Every now and then, I’m lucky enough to meet someone who “follows the science.” I count on such folks to teach me some science that I do not yet know. Being scientifically literate, I like to start by asking them some basic questions:
How are key data terms defined? How are data collected and reported? What theories guided the design of the models that process the raw data? What studies validated the models? How sensitive are the models to variations in inputs? How well do the models perform using historical data? Do the models have a track record at prediction — and if so, how well have they done? What alternative hypotheses were considered? How were the hypotheses tested?
Anyone surprised by such questions can’t plausibly claim to understand the science, much less to follow it. Most likely, they’ve confused “the science” with a selected scientist, a claimed scientific consensus, or the scientific establishment. Or, worse, partisan politics masquerading as science.
The confusion stems from a common misconception — an improper line many people draw between scientists working for corporations and scientists working for universities or government agencies. While most people understand that corporate scientists tend to support positions that serve corporate interests, many have been fooled into believing that academic and government scientists serve objective scientific truth.

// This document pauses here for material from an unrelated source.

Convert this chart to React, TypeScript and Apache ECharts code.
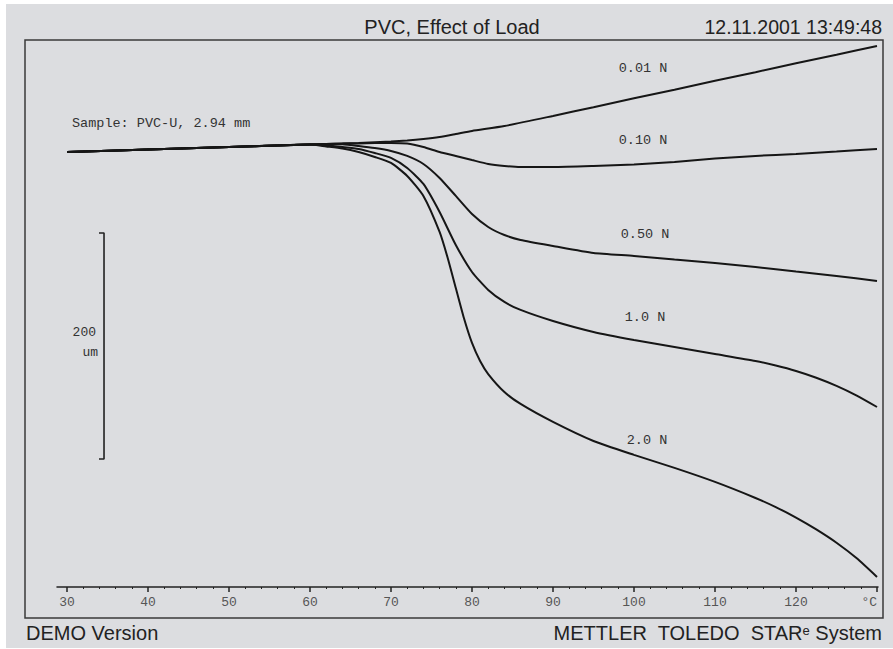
import React, { useEffect, useRef } from "react";
import * as echarts from "echarts";

// Temperature (°C) and length change (µm, relative to start)
const t001 = [30, 40, 50, 60, 64, 66, 70, 72, 74, 76, 78, 80, 84, 90, 95, 100, 105, 110, 115, 120, 125, 130];
const v001 = [0, 2.2, 4.4, 6.6, 7.5, 8.0, 9.3, 10.2, 11.5, 13.3, 15.9, 18.6, 23.0, 31.9, 39.6, 47.5, 55.1, 63.0, 70.6, 78.5, 86.1, 93.8];

const t010 = [30, 40, 50, 60, 64, 66, 68, 70, 72, 74, 76, 78, 80, 82, 84, 86, 90, 95, 100, 105, 110, 115, 120, 125, 130];
const v010 = [0, 2.2, 4.4, 6.6, 7.4, 7.6, 7.9, 8.0, 7.5, 4.4, 0, -3.5, -7.1, -10.6, -12.4, -13.3, -13.3, -12.4, -11.1, -8.8, -5.8, -3.5, -1.8, 0.4, 2.7];

const t050 = [30, 40, 50, 60, 62, 64, 66, 68, 70, 72, 74, 76, 78, 80, 82, 84, 86, 90, 95, 100, 105, 110, 115, 120, 125, 130];
const v050 = [0, 2.2, 4.4, 6.6, 7.0, 6.8, 5.3, 3.5, 0.9, -3.5, -10.6, -23.0, -38.9, -54.9, -66.4, -73.5, -77.9, -83.2, -89.4, -92.0, -95.1, -98.2, -101.8, -105.8, -109.7, -114.2];

const t100 = [30, 40, 50, 60, 62, 64, 66, 68, 70, 72, 74, 76, 78, 80, 82, 84, 86, 90, 95, 100, 105, 110, 115, 117.5, 120, 122.5, 125, 127.5, 130];
const v100 = [0, 2.2, 4.4, 6.6, 5.8, 4.4, 2.7, -0.9, -5.3, -14.2, -28.3, -53.1, -82.3, -106.2, -122.1, -132.7, -139.8, -149.6, -159.3, -166.4, -172.6, -178.8, -185.0, -189.0, -193.8, -199.8, -207.0, -215.6, -225.7];

const t200 = [30, 40, 50, 60, 62, 64, 66, 68, 70, 72, 74, 76, 77, 78, 79, 80, 81, 82, 84, 86, 90, 95, 100, 105, 110, 115, 117.5, 120, 122.5, 125, 127.5, 130];
const v200 = [0, 2.2, 4.4, 6.6, 4.9, 3.1, 0, -4.4, -9.7, -21.2, -38.9, -70.8, -93.8, -120.4, -146.9, -169.0, -185.0, -196.5, -212.4, -223.0, -238.9, -255.8, -268.1, -279.6, -292.0, -306.2, -314.3, -323.5, -334.0, -345.8, -359.6, -376.1];

// 200 µm scale bar
const scaleTemps = [33.95, 34.57, 34.57, 33.95];
const scaleValues = [-71.7, -71.7, -271.7, -271.7];

const xTicks = [30, 40, 50, 60, 70, 80, 90, 100, 110, 120, 130];
const curveLabels = ["0.01 N", "0.10 N", "0.50 N", "1.0 N", "2.0 N"];

const zip = (a: number[], b: number[]) => a.map((x, i) => [x, b[i]]);

export default function App() {
  const ref = useRef<HTMLDivElement>(null);
  useEffect(() => {
    if (!ref.current) return;
    const chart = echarts.init(ref.current, null, { renderer: "svg" });
    const mono = "'Liberation Mono', 'DejaVu Sans Mono', monospace";
    const sans = "'Liberation Sans', Arial, sans-serif";
    const lineStyle = { color: "#161616", width: 2 };
    const curves = [
      [t001, v001],
      [t010, v010],
      [t050, v050],
      [t100, v100],
      [t200, v200],
    ];
    const labelPos = [
      [643, 68],
      [643, 140],
      [645, 234],
      [645, 317],
      [647, 440],
    ];
    chart.setOption({
      animation: false,
      grid: [
        { left: 67, right: 16, top: 40, bottom: 62 },
        { left: 57, right: 15, top: 40, bottom: 62 },
      ],
      xAxis: [
        {
          type: "value",
          gridIndex: 0,
          min: 30,
          max: 130,
          interval: 10,
          axisLine: { show: false, onZero: false },
          axisTick: { show: true, length: 5, lineStyle: { color: "#222", width: 1.5 } },
          minorTick: { show: true, splitNumber: 5, length: 2, lineStyle: { color: "#222", width: 1 } },
          splitLine: { show: false },
          axisLabel: {
            margin: 9,
            color: "#555",
            fontFamily: mono,
            fontSize: 13,
            alignMaxLabel: "right",
            formatter: (v: number) => (xTicks.includes(v) ? (v === 130 ? "°C" : String(v)) : ""),
          },
        },
        {
          type: "value",
          gridIndex: 1,
          min: 0,
          max: 1,
          axisLine: { show: true, onZero: false, lineStyle: { color: "#222", width: 1.5 } },
          axisTick: { show: false },
          axisLabel: { show: false },
          splitLine: { show: false },
        },
      ],
      yAxis: [
        { type: "value", gridIndex: 0, min: -385, max: 99.1, show: false, splitLine: { show: false } },
        { type: "value", gridIndex: 1, min: 0, max: 1, show: false, splitLine: { show: false } },
      ],
      series: [
        ...curves.map(([t, v]) => ({
          type: "line",
          xAxisIndex: 0,
          yAxisIndex: 0,
          data: zip(t, v),
          showSymbol: false,
          smooth: 0.2,
          lineStyle,
          z: 3,
        })),
        {
          type: "line",
          xAxisIndex: 0,
          yAxisIndex: 0,
          data: zip(scaleTemps, scaleValues),
          showSymbol: false,
          lineStyle: { color: "#222", width: 1.6 },
          z: 3,
        },
      ],
      graphic: [
        { type: "rect", z: -10, shape: { x: 6, y: 4, width: 887, height: 644 }, style: { fill: "#dcdde0" } },
        {
          type: "rect",
          z: -5,
          shape: { x: 25, y: 40, width: 858, height: 578 },
          style: { fill: "none", stroke: "#3a3a3a", lineWidth: 1.5 },
        },
        {
          type: "text",
          x: 452,
          y: 27,
          style: { text: "PVC, Effect of Load", fill: "#222", font: `20px ${sans}`, align: "center", verticalAlign: "middle" },
        },
        {
          type: "text",
          x: 882,
          y: 27,
          style: { text: "12.11.2001 13:49:48", fill: "#222", font: `19.5px ${sans}`, align: "right", verticalAlign: "middle" },
        },
        {
          type: "text",
          x: 26,
          y: 633,
          style: { text: "DEMO Version", fill: "#222", font: `20px ${sans}`, align: "left", verticalAlign: "middle" },
        },
        {
          type: "text",
          x: 882,
          y: 633,
          style: {
            text: "{a|METTLER  TOLEDO  STAR}{s|e}{a| System}",
            align: "right",
            verticalAlign: "middle",
            rich: {
              a: { fill: "#222", fontFamily: sans, fontSize: 20 },
              s: { fill: "#222", fontFamily: sans, fontSize: 13, padding: [0, 0, 6, 0] },
            },
          },
        },
        {
          type: "text",
          x: 72,
          y: 123,
          style: { text: "Sample: PVC-U, 2.94 mm", fill: "#333", font: `13.5px ${mono}`, align: "left", verticalAlign: "middle" },
        },
        {
          type: "text",
          x: 96,
          y: 332,
          style: { text: "200", fill: "#333", font: `13px ${mono}`, align: "right", verticalAlign: "middle" },
        },
        {
          type: "text",
          x: 98,
          y: 352,
          style: { text: "um", fill: "#333", font: `13px ${mono}`, align: "right", verticalAlign: "middle" },
        },
        ...curveLabels.map((txt, i) => ({
          type: "text",
          x: labelPos[i][0],
          y: labelPos[i][1],
          style: { text: txt, fill: "#333", font: `13.5px ${mono}`, align: "center", verticalAlign: "middle" },
        })),
      ],
    });
    return () => chart.dispose();
  }, []);
  return (
    <div
      ref={ref}
      style={{ position: "fixed", left: 0, top: 0, width: 893, height: 649, background: "#fff" }}
    />
  );
}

Employment incentives are important to all scientists. The only difference is that it’s easier for outsiders to guess what a corporation wants its scientists to say than it is to understand what drives career advancement in academia or government.
With the absence of a bottom line or market feedback, success in academic or government science often flows to those most adept at flattering their more senior colleagues. Because the greatest form of scientific flattery is building upon someone else’s work, promotions and prestigious appointments invariably go to scientists who confirm that their supervisors moved “the science” in the right direction, and push it a little bit further in that same direction. Those who suggest that their predecessors have moved science in the wrong direction tend to have short, unhappy careers.
In other words, corporate scientists are motivated to confirm the excellence of their employers’ new products. Academic and government scientists are motivated to confirm the excellence of their employers’ old research.